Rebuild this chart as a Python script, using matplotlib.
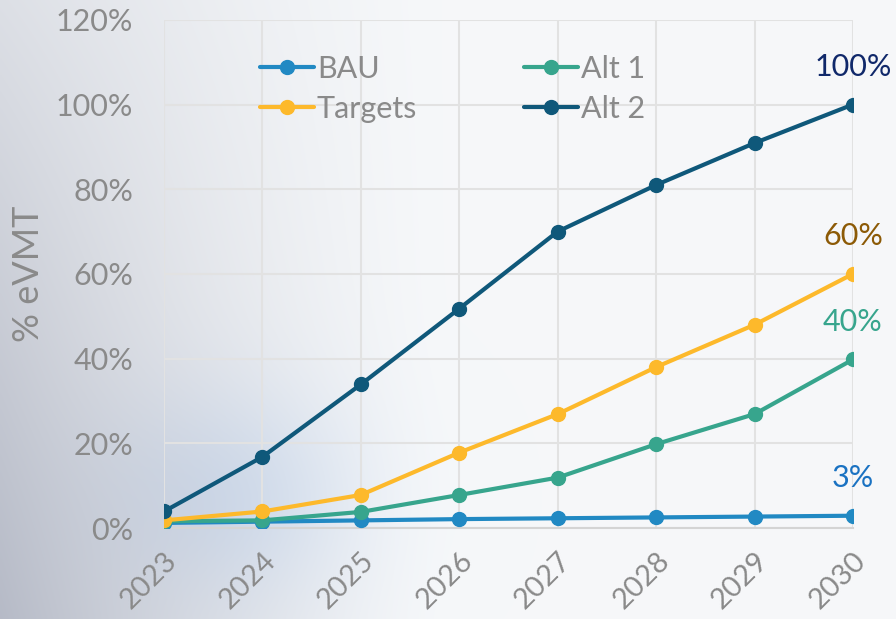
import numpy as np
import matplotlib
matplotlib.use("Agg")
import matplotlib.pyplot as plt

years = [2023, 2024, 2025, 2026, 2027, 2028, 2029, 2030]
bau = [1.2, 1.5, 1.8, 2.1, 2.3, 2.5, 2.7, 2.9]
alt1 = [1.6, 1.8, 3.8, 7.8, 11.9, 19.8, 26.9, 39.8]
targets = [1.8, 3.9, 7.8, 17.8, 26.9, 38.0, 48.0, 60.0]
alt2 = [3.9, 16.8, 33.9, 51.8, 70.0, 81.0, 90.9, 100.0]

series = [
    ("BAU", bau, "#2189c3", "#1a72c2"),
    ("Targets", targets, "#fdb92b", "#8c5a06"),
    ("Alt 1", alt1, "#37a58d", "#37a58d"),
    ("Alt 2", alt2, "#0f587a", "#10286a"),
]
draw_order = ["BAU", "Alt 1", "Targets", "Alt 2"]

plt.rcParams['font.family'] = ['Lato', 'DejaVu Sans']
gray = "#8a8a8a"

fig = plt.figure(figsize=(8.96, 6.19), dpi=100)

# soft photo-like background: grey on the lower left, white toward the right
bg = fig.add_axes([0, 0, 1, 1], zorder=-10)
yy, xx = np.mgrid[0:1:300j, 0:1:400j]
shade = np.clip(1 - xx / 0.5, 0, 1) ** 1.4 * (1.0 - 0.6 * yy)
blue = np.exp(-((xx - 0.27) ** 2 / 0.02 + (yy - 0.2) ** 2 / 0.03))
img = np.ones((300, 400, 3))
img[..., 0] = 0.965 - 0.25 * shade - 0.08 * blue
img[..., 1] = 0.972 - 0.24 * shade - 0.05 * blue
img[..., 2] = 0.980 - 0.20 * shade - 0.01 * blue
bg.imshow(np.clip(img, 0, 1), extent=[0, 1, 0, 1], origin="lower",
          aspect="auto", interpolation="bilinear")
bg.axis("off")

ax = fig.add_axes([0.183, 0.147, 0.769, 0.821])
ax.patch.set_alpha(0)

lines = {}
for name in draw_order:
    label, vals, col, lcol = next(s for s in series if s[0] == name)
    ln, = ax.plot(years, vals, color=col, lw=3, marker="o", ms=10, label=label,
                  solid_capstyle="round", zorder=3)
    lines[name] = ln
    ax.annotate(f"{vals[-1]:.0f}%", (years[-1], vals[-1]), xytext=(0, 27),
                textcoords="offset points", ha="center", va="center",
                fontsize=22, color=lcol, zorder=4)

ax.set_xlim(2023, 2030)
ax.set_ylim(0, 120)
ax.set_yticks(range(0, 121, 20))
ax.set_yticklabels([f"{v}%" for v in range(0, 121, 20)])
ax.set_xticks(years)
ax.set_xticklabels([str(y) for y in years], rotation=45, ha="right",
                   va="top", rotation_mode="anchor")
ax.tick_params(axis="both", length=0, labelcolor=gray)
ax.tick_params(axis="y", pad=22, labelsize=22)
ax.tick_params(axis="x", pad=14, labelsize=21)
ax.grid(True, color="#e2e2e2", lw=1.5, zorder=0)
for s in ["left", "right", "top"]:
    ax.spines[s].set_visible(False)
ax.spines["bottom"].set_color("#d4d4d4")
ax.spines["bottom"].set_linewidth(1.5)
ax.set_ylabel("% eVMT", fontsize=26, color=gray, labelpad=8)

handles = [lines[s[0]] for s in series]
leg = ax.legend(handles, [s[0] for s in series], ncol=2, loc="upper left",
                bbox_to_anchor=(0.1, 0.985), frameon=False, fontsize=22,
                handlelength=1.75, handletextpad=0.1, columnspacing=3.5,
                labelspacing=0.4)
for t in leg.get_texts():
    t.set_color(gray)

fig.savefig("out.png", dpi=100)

==============================

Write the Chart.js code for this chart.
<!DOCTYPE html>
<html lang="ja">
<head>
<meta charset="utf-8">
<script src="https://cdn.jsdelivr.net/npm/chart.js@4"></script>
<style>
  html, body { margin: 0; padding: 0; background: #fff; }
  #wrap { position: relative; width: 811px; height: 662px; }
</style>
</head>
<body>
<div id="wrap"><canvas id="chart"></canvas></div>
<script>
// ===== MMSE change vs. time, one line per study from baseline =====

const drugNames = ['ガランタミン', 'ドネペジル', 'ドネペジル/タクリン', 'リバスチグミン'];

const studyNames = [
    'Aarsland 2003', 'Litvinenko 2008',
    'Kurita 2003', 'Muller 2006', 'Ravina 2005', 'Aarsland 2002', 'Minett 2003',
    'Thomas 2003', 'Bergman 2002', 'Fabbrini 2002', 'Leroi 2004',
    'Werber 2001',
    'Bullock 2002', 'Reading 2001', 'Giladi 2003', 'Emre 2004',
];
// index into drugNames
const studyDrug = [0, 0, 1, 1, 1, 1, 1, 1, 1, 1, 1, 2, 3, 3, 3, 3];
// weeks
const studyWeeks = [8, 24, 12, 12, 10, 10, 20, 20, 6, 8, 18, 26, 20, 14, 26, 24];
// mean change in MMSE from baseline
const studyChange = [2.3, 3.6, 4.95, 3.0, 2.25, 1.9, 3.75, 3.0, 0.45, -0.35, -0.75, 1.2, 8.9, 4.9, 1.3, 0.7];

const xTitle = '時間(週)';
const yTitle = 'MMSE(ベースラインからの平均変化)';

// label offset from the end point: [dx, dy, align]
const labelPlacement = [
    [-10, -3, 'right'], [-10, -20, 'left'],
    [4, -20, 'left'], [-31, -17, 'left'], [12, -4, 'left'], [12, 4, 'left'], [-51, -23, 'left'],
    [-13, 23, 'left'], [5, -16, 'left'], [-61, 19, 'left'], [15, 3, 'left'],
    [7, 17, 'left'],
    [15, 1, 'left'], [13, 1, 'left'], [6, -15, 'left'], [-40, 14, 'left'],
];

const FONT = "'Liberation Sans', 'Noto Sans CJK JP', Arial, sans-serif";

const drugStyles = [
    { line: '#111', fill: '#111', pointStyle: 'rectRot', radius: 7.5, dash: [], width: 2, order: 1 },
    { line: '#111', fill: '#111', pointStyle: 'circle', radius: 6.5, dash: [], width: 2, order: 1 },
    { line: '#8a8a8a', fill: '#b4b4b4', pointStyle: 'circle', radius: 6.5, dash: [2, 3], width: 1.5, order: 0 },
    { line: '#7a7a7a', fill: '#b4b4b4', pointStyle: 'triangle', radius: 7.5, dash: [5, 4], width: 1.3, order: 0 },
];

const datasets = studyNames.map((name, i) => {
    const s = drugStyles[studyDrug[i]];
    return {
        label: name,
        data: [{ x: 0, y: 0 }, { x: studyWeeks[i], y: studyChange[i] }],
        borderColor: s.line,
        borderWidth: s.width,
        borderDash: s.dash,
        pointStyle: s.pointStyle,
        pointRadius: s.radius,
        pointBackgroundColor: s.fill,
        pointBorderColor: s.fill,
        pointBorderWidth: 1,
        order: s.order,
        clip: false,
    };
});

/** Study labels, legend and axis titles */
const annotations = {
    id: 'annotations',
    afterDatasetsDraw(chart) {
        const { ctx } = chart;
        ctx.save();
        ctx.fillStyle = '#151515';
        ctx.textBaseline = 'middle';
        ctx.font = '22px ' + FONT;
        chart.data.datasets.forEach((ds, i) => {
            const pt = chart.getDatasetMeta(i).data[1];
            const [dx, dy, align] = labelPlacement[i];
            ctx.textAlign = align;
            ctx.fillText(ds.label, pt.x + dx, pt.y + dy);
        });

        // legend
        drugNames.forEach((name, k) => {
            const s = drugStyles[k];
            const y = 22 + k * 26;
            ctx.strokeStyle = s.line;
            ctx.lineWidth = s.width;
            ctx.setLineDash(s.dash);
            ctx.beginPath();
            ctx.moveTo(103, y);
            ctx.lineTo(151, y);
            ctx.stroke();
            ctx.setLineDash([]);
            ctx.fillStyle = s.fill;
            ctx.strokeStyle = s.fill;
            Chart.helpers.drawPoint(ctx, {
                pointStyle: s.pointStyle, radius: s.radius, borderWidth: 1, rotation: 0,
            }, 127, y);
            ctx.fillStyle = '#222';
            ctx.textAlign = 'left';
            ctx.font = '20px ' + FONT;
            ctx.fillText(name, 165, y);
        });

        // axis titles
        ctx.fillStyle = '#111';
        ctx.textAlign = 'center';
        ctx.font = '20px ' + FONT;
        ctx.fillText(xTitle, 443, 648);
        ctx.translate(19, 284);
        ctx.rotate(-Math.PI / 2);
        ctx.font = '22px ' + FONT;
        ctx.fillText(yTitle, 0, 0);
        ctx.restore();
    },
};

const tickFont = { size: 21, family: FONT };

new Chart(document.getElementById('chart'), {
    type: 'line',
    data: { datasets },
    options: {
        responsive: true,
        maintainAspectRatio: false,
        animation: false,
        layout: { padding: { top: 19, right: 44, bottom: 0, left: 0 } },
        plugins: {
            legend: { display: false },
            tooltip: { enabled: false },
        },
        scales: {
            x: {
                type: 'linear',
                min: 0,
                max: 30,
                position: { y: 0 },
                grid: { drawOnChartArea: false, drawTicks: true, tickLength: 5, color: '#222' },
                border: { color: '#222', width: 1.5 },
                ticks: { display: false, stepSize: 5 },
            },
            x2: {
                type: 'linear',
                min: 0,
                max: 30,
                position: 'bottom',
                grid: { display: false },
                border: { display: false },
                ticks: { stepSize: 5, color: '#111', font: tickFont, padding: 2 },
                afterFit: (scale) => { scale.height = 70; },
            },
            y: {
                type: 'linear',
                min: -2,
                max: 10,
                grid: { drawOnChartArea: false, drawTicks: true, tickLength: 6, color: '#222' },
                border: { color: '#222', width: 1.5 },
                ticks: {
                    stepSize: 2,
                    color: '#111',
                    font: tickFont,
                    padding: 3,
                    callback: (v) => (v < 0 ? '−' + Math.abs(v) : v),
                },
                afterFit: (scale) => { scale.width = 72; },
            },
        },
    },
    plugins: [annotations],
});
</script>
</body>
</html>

==============================

Set down exactly the lines above, from the line containing "Rebuild this chart" through the line containing "fig = plt.figure(figsize=(8.96, 6.19), dpi=100)". Skip the pictures.

Expected output:
Rebuild this chart as a Python script, using matplotlib.
import numpy as np
import matplotlib
matplotlib.use("Agg")
import matplotlib.pyplot as plt

years = [2023, 2024, 2025, 2026, 2027, 2028, 2029, 2030]
bau = [1.2, 1.5, 1.8, 2.1, 2.3, 2.5, 2.7, 2.9]
alt1 = [1.6, 1.8, 3.8, 7.8, 11.9, 19.8, 26.9, 39.8]
targets = [1.8, 3.9, 7.8, 17.8, 26.9, 38.0, 48.0, 60.0]
alt2 = [3.9, 16.8, 33.9, 51.8, 70.0, 81.0, 90.9, 100.0]

series = [
    ("BAU", bau, "#2189c3", "#1a72c2"),
    ("Targets", targets, "#fdb92b", "#8c5a06"),
    ("Alt 1", alt1, "#37a58d", "#37a58d"),
    ("Alt 2", alt2, "#0f587a", "#10286a"),
]
draw_order = ["BAU", "Alt 1", "Targets", "Alt 2"]

plt.rcParams['font.family'] = ['Lato', 'DejaVu Sans']
gray = "#8a8a8a"

fig = plt.figure(figsize=(8.96, 6.19), dpi=100)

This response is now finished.